**Exercise goal**
Locate the line that contains "Write a Python" in the entries below, then repeat it and every following line through the line that contains "y_minor = [10000, 30000, 50000, 70000, 90000, 110000, 130000]", exactly, and no others.

**Exercise data**

-- START --

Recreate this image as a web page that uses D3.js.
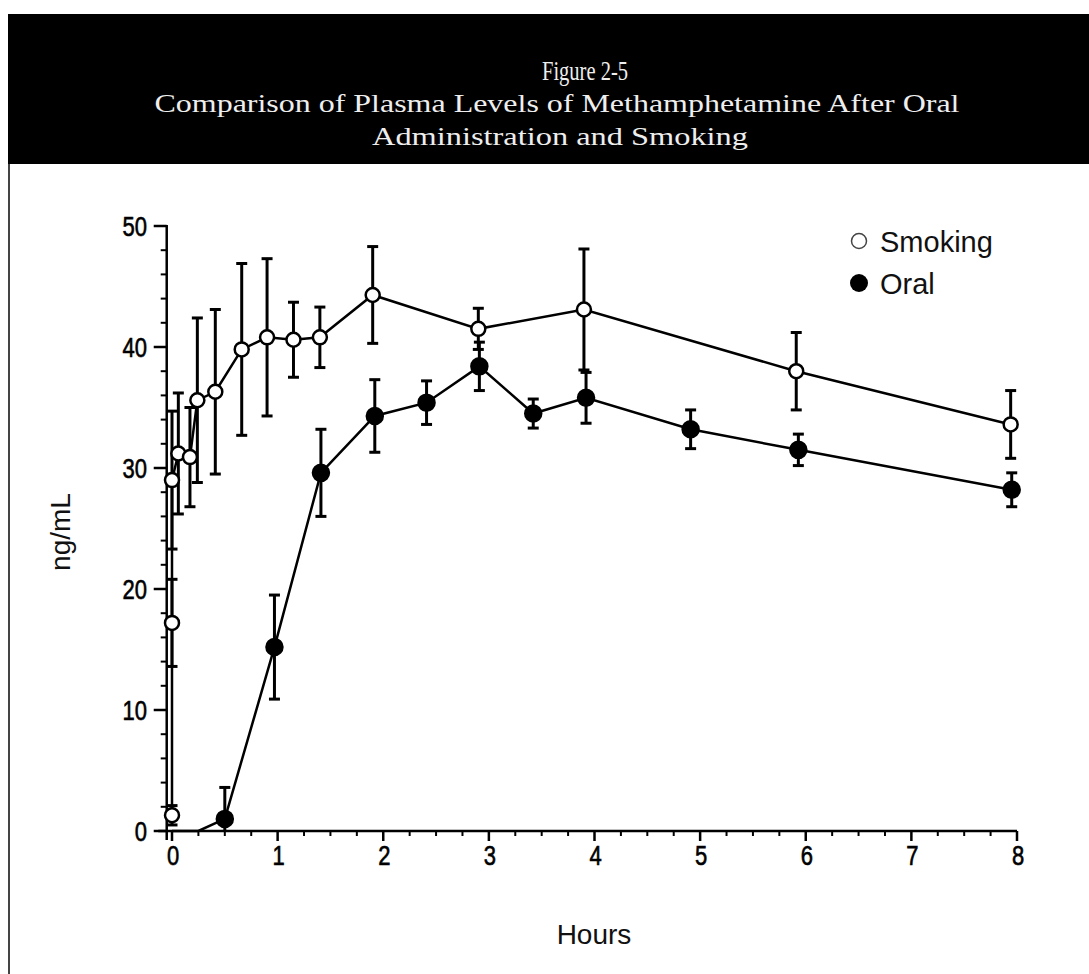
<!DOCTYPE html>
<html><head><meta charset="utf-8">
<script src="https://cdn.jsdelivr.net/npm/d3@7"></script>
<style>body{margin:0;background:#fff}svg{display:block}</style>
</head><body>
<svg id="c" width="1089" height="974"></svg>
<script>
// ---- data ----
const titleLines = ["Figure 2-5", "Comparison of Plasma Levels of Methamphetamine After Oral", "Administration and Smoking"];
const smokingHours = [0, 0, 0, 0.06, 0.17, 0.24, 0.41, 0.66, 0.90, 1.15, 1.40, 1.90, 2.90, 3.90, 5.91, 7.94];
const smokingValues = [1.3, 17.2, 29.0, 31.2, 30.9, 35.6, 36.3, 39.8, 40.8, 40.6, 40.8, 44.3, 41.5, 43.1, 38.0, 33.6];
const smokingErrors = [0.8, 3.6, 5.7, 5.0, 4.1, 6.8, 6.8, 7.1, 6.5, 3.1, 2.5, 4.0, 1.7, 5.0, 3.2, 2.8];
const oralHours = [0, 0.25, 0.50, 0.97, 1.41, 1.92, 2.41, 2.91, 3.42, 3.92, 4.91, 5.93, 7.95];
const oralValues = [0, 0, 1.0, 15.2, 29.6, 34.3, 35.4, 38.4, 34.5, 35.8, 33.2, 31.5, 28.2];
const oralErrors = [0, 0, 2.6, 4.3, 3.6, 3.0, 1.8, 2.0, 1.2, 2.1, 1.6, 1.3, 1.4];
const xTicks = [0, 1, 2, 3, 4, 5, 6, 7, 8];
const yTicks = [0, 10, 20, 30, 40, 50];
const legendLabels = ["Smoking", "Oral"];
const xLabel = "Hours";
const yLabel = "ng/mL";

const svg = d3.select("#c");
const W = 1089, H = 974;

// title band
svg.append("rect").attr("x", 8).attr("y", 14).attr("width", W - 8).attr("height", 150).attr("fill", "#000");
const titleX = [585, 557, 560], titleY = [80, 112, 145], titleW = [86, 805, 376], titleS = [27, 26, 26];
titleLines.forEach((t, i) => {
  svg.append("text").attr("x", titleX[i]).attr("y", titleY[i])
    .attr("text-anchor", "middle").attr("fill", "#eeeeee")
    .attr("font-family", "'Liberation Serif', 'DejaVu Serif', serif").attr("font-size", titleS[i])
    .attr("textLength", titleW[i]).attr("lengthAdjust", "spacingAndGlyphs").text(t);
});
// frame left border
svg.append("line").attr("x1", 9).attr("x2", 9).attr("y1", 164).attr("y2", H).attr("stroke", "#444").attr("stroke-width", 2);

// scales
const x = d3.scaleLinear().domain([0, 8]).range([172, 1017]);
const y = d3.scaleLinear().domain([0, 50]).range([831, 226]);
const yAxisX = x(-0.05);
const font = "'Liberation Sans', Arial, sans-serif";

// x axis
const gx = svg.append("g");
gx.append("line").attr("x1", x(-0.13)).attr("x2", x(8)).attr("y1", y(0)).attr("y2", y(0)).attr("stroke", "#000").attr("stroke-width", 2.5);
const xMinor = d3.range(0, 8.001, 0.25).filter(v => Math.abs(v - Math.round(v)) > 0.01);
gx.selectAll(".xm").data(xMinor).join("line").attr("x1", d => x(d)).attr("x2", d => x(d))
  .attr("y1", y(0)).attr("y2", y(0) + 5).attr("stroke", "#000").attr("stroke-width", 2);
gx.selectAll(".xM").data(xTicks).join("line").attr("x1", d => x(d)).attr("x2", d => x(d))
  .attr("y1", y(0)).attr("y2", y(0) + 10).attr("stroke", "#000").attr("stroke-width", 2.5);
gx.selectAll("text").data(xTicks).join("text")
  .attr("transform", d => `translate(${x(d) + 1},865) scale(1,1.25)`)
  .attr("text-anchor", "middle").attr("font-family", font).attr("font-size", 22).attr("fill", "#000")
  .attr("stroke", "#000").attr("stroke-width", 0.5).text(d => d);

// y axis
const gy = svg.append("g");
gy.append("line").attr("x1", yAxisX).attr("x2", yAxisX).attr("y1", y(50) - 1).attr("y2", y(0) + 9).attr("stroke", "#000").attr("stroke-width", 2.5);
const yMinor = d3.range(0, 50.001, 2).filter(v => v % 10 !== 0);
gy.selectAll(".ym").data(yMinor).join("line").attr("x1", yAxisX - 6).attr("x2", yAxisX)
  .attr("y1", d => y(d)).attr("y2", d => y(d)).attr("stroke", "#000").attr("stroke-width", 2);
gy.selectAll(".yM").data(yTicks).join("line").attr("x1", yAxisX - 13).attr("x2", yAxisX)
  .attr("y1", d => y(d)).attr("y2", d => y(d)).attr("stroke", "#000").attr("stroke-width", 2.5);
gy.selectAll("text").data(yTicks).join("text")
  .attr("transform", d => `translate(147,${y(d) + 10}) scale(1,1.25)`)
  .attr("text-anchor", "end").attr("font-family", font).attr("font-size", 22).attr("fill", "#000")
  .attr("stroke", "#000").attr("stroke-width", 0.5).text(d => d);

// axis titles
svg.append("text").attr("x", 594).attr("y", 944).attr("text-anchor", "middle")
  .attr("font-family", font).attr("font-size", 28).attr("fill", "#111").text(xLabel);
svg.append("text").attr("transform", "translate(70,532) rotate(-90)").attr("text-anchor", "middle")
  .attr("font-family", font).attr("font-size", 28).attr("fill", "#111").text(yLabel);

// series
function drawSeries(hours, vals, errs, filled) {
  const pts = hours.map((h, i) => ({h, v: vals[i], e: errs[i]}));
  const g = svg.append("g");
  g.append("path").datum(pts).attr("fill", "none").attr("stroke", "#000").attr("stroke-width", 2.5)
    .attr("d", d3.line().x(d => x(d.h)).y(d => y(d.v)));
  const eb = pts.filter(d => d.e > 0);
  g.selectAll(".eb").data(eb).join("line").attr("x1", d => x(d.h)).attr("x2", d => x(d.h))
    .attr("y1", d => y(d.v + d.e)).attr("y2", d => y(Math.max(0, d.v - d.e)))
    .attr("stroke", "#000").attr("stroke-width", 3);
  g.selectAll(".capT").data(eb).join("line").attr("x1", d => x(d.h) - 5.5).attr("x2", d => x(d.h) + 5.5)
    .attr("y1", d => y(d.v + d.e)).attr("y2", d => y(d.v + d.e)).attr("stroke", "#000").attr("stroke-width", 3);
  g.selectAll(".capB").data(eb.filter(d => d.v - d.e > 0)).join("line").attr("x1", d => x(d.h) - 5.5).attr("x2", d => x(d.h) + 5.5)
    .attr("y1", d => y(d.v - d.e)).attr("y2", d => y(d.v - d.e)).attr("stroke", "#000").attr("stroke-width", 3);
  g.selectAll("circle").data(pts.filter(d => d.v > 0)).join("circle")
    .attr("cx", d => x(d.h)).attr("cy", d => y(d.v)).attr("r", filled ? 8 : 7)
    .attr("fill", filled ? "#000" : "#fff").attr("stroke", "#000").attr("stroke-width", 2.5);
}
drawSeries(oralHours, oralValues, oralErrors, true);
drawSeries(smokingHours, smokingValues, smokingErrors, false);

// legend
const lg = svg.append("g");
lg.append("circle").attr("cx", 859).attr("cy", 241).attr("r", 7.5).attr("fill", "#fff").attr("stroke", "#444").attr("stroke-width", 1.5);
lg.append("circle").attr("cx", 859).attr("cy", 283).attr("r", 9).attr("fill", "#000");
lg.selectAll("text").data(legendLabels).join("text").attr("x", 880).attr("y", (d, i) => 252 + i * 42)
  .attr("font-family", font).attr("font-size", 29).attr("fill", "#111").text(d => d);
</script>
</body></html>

-- END --
-- START --

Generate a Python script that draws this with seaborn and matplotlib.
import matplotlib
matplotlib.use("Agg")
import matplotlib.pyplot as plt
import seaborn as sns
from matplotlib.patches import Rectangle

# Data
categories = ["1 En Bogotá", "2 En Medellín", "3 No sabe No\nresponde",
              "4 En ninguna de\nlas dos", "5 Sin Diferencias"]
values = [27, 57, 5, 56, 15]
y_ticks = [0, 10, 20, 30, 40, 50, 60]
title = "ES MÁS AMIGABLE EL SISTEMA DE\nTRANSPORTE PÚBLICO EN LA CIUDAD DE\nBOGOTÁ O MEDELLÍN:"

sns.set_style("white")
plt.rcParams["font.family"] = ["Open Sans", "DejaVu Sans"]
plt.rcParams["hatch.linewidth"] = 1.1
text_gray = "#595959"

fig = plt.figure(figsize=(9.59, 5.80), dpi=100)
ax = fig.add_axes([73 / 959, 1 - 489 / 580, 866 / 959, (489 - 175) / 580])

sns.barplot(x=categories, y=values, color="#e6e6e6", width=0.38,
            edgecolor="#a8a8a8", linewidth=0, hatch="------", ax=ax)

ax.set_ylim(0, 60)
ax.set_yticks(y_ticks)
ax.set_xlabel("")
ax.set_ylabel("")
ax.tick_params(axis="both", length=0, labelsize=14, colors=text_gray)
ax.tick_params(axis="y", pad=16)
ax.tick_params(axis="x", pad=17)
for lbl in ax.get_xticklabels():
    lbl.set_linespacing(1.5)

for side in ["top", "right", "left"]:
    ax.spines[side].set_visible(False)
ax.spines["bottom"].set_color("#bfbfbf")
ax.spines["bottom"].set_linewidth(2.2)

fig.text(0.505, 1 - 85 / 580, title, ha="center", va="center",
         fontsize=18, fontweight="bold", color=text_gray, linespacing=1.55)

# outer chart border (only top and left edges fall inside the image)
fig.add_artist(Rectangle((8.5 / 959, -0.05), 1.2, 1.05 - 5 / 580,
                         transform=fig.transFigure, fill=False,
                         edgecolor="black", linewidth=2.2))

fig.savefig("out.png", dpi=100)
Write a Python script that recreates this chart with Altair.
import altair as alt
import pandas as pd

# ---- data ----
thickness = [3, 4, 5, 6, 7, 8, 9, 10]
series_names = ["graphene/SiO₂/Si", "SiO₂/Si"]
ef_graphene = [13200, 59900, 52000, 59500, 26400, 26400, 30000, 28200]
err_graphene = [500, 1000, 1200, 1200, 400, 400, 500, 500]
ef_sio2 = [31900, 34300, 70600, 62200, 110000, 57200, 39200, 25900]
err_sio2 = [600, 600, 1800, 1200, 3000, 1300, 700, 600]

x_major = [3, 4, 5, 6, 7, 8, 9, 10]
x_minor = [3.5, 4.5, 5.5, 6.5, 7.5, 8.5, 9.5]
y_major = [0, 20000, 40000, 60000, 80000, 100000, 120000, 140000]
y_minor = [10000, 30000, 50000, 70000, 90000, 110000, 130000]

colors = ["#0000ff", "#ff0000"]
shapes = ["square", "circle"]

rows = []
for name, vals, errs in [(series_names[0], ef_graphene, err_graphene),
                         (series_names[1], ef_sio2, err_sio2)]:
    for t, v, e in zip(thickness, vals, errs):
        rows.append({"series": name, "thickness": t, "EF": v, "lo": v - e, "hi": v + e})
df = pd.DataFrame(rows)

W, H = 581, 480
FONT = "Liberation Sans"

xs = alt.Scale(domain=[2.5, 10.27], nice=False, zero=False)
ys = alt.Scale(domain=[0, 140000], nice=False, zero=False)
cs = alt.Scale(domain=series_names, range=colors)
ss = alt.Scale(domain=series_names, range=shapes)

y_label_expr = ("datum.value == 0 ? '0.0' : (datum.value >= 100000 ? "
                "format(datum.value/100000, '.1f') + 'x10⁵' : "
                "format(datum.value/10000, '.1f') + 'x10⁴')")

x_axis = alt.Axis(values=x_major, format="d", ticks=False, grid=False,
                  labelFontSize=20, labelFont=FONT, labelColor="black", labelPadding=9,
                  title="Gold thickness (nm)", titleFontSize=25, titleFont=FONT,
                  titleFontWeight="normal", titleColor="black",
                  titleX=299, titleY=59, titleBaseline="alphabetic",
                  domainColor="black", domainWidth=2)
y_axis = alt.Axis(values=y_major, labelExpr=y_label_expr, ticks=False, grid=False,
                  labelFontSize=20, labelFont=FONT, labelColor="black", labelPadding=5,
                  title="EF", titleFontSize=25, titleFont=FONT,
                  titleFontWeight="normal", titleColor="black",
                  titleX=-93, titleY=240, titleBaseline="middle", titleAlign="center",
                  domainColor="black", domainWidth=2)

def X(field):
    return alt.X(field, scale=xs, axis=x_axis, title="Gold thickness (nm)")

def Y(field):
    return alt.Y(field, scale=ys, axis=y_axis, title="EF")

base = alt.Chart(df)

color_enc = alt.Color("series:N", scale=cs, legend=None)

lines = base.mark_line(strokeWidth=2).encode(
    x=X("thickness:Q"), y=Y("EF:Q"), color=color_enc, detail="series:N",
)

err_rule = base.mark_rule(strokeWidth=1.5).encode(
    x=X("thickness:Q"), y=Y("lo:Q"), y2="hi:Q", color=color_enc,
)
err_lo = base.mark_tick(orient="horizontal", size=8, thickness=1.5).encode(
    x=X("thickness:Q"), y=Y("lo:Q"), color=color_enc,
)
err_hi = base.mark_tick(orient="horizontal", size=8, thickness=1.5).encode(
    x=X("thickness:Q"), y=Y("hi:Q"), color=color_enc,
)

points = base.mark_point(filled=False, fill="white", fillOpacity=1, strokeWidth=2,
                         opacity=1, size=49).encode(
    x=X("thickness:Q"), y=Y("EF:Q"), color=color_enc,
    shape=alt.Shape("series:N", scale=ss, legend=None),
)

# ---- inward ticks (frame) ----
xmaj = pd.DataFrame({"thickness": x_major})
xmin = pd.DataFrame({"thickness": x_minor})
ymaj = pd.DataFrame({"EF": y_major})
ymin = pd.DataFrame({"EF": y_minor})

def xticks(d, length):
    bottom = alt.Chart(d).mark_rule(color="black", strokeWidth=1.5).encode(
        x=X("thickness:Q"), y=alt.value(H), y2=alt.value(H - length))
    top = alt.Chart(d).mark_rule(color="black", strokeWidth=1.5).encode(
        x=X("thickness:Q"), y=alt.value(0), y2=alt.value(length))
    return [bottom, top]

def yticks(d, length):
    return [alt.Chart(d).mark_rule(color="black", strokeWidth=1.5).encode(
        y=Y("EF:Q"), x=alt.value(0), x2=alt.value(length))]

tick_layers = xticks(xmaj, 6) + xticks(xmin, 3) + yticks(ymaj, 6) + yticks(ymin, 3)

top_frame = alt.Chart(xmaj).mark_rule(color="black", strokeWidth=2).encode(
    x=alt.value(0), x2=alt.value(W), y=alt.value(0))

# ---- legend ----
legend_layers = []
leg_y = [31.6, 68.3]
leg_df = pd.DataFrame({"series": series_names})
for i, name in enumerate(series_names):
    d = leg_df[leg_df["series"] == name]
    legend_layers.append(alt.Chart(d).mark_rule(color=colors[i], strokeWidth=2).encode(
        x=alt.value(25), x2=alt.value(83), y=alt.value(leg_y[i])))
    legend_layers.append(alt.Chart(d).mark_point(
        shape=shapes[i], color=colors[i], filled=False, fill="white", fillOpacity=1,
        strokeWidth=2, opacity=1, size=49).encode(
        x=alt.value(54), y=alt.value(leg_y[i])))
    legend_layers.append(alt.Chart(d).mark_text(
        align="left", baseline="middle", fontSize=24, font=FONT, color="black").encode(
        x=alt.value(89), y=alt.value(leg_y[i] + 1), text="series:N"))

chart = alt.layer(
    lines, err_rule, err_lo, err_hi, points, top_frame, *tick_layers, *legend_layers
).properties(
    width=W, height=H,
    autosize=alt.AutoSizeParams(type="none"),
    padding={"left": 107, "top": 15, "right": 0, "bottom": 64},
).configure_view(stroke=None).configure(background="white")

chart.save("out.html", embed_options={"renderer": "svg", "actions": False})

-- END --

**Result of this exercise**
Write a Python script that recreates this chart with Altair.
import altair as alt
import pandas as pd

# ---- data ----
thickness = [3, 4, 5, 6, 7, 8, 9, 10]
series_names = ["graphene/SiO₂/Si", "SiO₂/Si"]
ef_graphene = [13200, 59900, 52000, 59500, 26400, 26400, 30000, 28200]
err_graphene = [500, 1000, 1200, 1200, 400, 400, 500, 500]
ef_sio2 = [31900, 34300, 70600, 62200, 110000, 57200, 39200, 25900]
err_sio2 = [600, 600, 1800, 1200, 3000, 1300, 700, 600]

x_major = [3, 4, 5, 6, 7, 8, 9, 10]
x_minor = [3.5, 4.5, 5.5, 6.5, 7.5, 8.5, 9.5]
y_major = [0, 20000, 40000, 60000, 80000, 100000, 120000, 140000]
y_minor = [10000, 30000, 50000, 70000, 90000, 110000, 130000]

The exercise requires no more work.